Je pense à cette jeune fille qui me raconte son enfance maltraitée et qui a trouvé dans la nourriture le seul réconfort possible, et dans les kilos en trop sa façon à elle d’exister.
Je pense aussi à cette future jeune maman, tellement fière d’exhiber son ventre au 7e mois de grossesse après l’avoir si bien caché. Depuis qu’elle a réussi à dire à ses parents qu’elle attend un enfant, le bébé a compris qu’il pouvait enfin prendre sa place dans le ventre de maman et dans la lignée familiale.

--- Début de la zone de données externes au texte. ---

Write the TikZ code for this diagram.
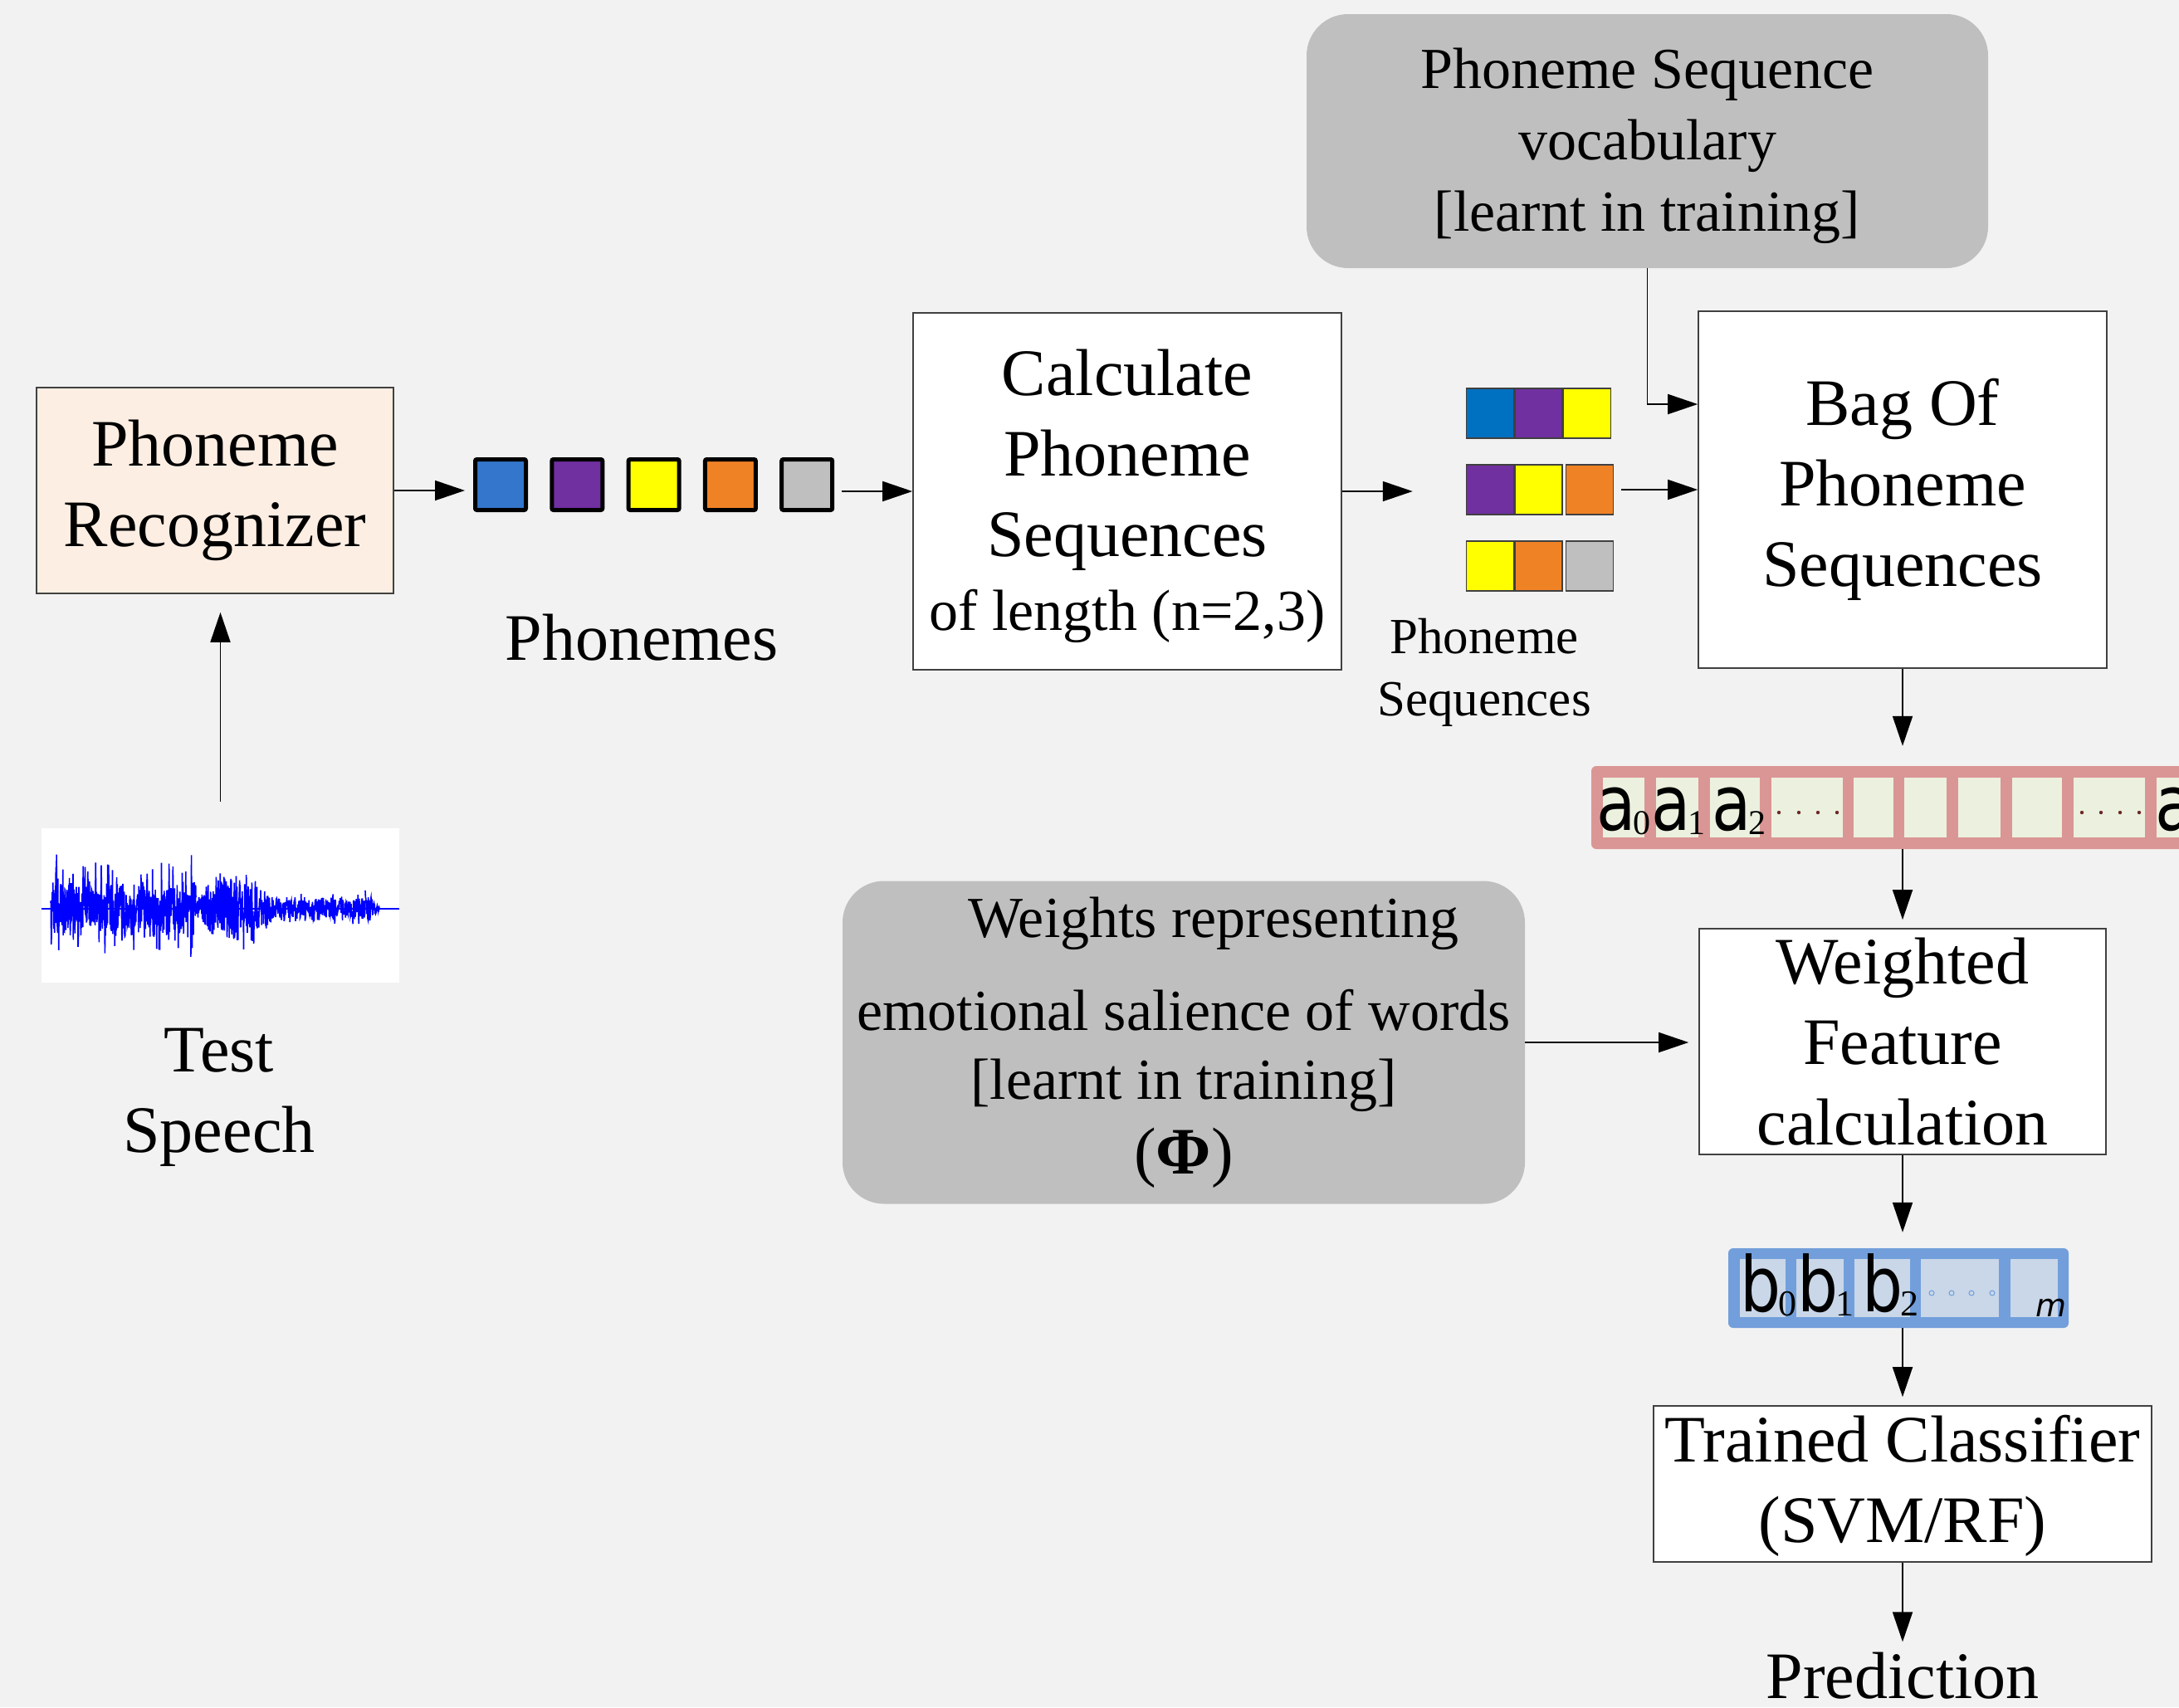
\documentclass[tikz,border=0pt]{standalone}
\usepackage{fontspec}
\setmainfont{Liberation Serif}
\newfontfamily\vecfont{DejaVu Sans}
\usetikzlibrary{arrows.meta,positioning}

\definecolor{bggray}{RGB}{242,242,242}
\definecolor{peach}{RGB}{253,238,227}
\definecolor{boxgray}{RGB}{191,191,191}
\definecolor{phblue}{RGB}{51,118,204}
\definecolor{seqblue}{RGB}{0,112,192}
\definecolor{phpurple}{RGB}{112,48,160}
\definecolor{phyellow}{RGB}{255,255,0}
\definecolor{phorange}{RGB}{240,130,38}
\definecolor{phgray}{RGB}{191,191,191}
\definecolor{vecpink}{RGB}{218,150,148}
\definecolor{cellgreen}{RGB}{235,241,222}
\definecolor{dotred}{RGB}{110,40,40}
\definecolor{vecblue}{RGB}{114,159,219}
\definecolor{cellblue}{RGB}{201,215,232}
\definecolor{wavblue}{RGB}{0,0,255}

\newcommand\bigtxt{\fontsize{80}{97}\selectfont}
\newcommand\midtxt{\fontsize{70}{86}\selectfont}
\newcommand\smalltxt{\fontsize{61}{75}\selectfont}
% vector entry: big sans letter with a small index
\newcommand\veclab[3]{{\fontsize{92}{92}\vecfont\scalebox{0.84}[1]{#1}}\kern-3pt{\fontsize{#3}{#3}\selectfont\raisebox{-5pt}{#2}}}

\begin{document}
\begin{tikzpicture}[x=1pt,y=-1pt,
  arr/.style={-{Triangle[length=36pt,width=24pt]},line width=1.8pt,black},
  procbox/.style={draw=black!75,line width=1.6pt,fill=white,inner sep=0pt,align=center,font=\bigtxt},
  learntbox/.style={fill=boxgray,rounded corners=50pt,inner sep=0pt,align=center,font=\midtxt},
  phsq/.style={draw=black,line width=5pt,rounded corners=2pt,minimum size=61pt,inner sep=0pt},
  seqsq/.style={draw=black!75,line width=1.5pt,minimum width=57pt,minimum height=60pt,inner sep=0pt},
  wav/.style={wavblue,line width=1.6pt},
  plaintext/.style={align=center,inner sep=0pt}]

\useasboundingbox (0,0) rectangle (2625,2057);
\clip (0,0) rectangle (2625,2057);
\fill[bggray] (0,0) rectangle (2625,2057);

% recognizer and speech input
\node[procbox,fill=peach,minimum width=430pt,minimum height=248pt] (rec) at (259,591) {Phoneme\\Recognizer};
\node[fill=white,minimum width=431pt,minimum height=186pt,inner sep=0pt] (wave) at (265.5,1091) {};
\pgfmathsetseed{11}
\draw[wavblue,line width=2pt] (50,1095) -- (481,1095);
\draw[wav] plot[samples=520,domain=61:236] (\x,{1095+74*rand*(0.3+0.7*rnd*rnd)});
\draw[wav] plot[samples=300,domain=236:332] (\x,{1095+(15+55*sin(1.875*(\x-236)))*rand*(0.5+0.5*rnd*rnd)});
\draw[wav] plot[samples=320,domain=332:440] (\x,{1095+25*rand*(0.4+0.6*rnd*rnd)});
\draw[wav] plot[samples=50,domain=440:458] (\x,{1095+(1.33*(458-\x))*rand});

\node[plaintext,font=\bigtxt] (speech) at (264,1322) {Test\\Speech};

% phonemes
\foreach \c [count=\i from 0] in {phblue,phpurple,phyellow,phorange,phgray}
  \node[phsq,fill=\c] (ph\i) at ({603+92.3*\i},584) {};
\node[plaintext,font=\bigtxt] (phlab) at (773,768) {Phonemes};

\node[procbox,minimum width=516pt,minimum height=430pt] (calc) at (1358,592)
  {\rule{0pt}{68pt}Calculate\\Phoneme\\Sequences\\[-8pt]{\midtxt of length (n=2,3)}};

% phoneme sequences
\foreach \r/\y/\ca/\cb/\cc/\g in {1/498/seqblue/phpurple/phyellow/0pt,2/590/phpurple/phyellow/phorange/3pt,3/682/phyellow/phorange/phgray/3pt} {
  \node[seqsq,fill=\ca] (s\r1) at (1795,\y) {};
  \node[seqsq,fill=\cb,right=0pt of s\r1] (s\r2) {};
  \node[seqsq,fill=\cc,right=\g of s\r2] (s\r3) {};
}
\node[plaintext,font=\smalltxt] (seqlab) at (1788,810) {Phoneme\\Sequences};

\node[learntbox,minimum width=821pt,minimum height=306pt] (vocab) at (1984.5,170)
  {\rule{0pt}{60pt}Phoneme Sequence\\vocabulary\\{[}learnt in training]};
\node[procbox,minimum width=492pt,minimum height=430pt] (bag) at (2292,590) {Bag Of\\Phoneme\\Sequences};

% count vector a
\node[fill=vecpink,rounded corners=6pt,minimum width=800pt,minimum height=100pt,inner sep=0pt] (avec) at (2317,973) {};
\foreach \xa/\xb in {1931/1981,1995/2046,2060/2120,2134/2220,2233/2281,2294/2345,2359/2410,2424/2484,2498/2584,2598/2720}
  \fill[cellgreen] (\xa,937) rectangle (\xb,1009);
\foreach \xd in {2143,2167,2190,2213,2508,2531,2554,2577}
  \fill[dotred] (\xd,979) circle (2.2pt);
\node[anchor=base west,inner sep=0pt] (a0) at (1923,1000) {\veclab{a}{0}{42}};
\node[anchor=base west,inner sep=0pt] (a1) at (1989,1000) {\veclab{a}{1}{42}};
\node[anchor=base west,inner sep=0pt] (a2) at (2062,1000) {\veclab{a}{2}{42}};
\node[anchor=base west,inner sep=0pt] (an) at (2596,1000) {\veclab{a}{}{42}};

% weights
\node[learntbox,minimum width=822pt,minimum height=389pt] (weights) at (1426,1256)
  {\hspace*{72pt}Weights representing\\[26pt]emotional salience of words\\[-3pt]{[}learnt in training]\\[4pt]{\bigtxt(\textbf{Φ})}};
\node[procbox,minimum width=490pt,minimum height=272pt] (wfeat) at (2292,1255) {Weighted\\Feature\\calculation};

% weighted vector b
\node[fill=vecblue,rounded corners=6pt,minimum width=410pt,minimum height=96pt,inner sep=0pt] (bvec) at (2287,1552) {};
\foreach \xa/\xb in {2096/2151,2164/2221,2234/2301,2314/2408,2422/2479}
  \fill[cellblue] (\xa,1517) rectangle (\xb,1587);
\foreach \xd in {2327,2351,2375,2400}
  \draw[vecblue,line width=1pt] (\xd,1558) circle (3pt);
\node[anchor=base west,inner sep=0pt] (b0) at (2096,1580) {\veclab{b}{0}{44}};
\node[anchor=base west,inner sep=0pt] (b1) at (2165,1580) {\veclab{b}{1}{44}};
\node[anchor=base west,inner sep=0pt] (b2) at (2243,1580) {\veclab{b}{2}{44}};
\node[anchor=base east,inner sep=0pt] (bm) at (2490,1586) {\fontsize{38}{38}\vecfont\itshape m};

\node[procbox,minimum width=600pt,minimum height=188pt] (train) at (2292,1788) {\rule{0pt}{60pt}Trained Classifier\\(SVM/RF)};
\node[plaintext,font=\bigtxt,anchor=base,text depth=0pt] (pred) at (2292,2046) {Prediction};

% connectors
\draw[arr,shorten <=32pt,shorten >=22pt] (wave.north) -- (wave.north |- rec.south);
\draw[arr,shorten >=10pt] (rec.east) -- (rec.east -| ph0.west);
\draw[arr,shorten <=9pt] (ph4.east |- calc.west) -- (calc.west);
\draw[arr,shorten >=64pt] (calc.east) -- (calc.east -| s21.west);
\draw[arr,shorten <=9pt] (s23.east) -- (s23.east -| bag.west);
\draw[arr] (vocab.south) |- ([yshift=103pt]bag.west);
\draw[arr,shorten >=24pt] (bag.south) -- (bag.south |- avec.north);
\draw[arr,shorten >=10pt] (bag.south |- avec.south) -- (wfeat.north);
\draw[arr,shorten >=12pt] (weights.east) -- (weights.east -| wfeat.west);
\draw[arr,shorten >=19pt] (wfeat.south) -- (wfeat.south |- bvec.north);
\draw[arr,shorten >=10pt] (wfeat.south |- bvec.south) -- (train.north);
\draw[arr,shorten >=12pt] (train.south) -- (pred.north);
\end{tikzpicture}
\end{document}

Je pense à tous les disparus dont on n’a pas su ou pu faire le deuil et qui finissent par prendre trop de place dans le présent. Dans les entretiens nous leur faisons parfois une place pour mieux les laisser partir.
Et puis il y a tous ceux qui demandent : Si vous étiez à ma place que feriez-vous ?
Je peux proposer alors d’interchanger les places où nous sommes assis, y compris la mienne, pour avoir un autre « point de vue », comprendre que chaque place est différente. Cela permet aussi de faire bouger, de mettre en mouvement ce corps, trop souvent oublié lui aussi.
Puis chacun revient à sa place, en appréciant de la retrouver, après ces petits dé-place-ments qui vont aider à mieux trouver sa « juste » place.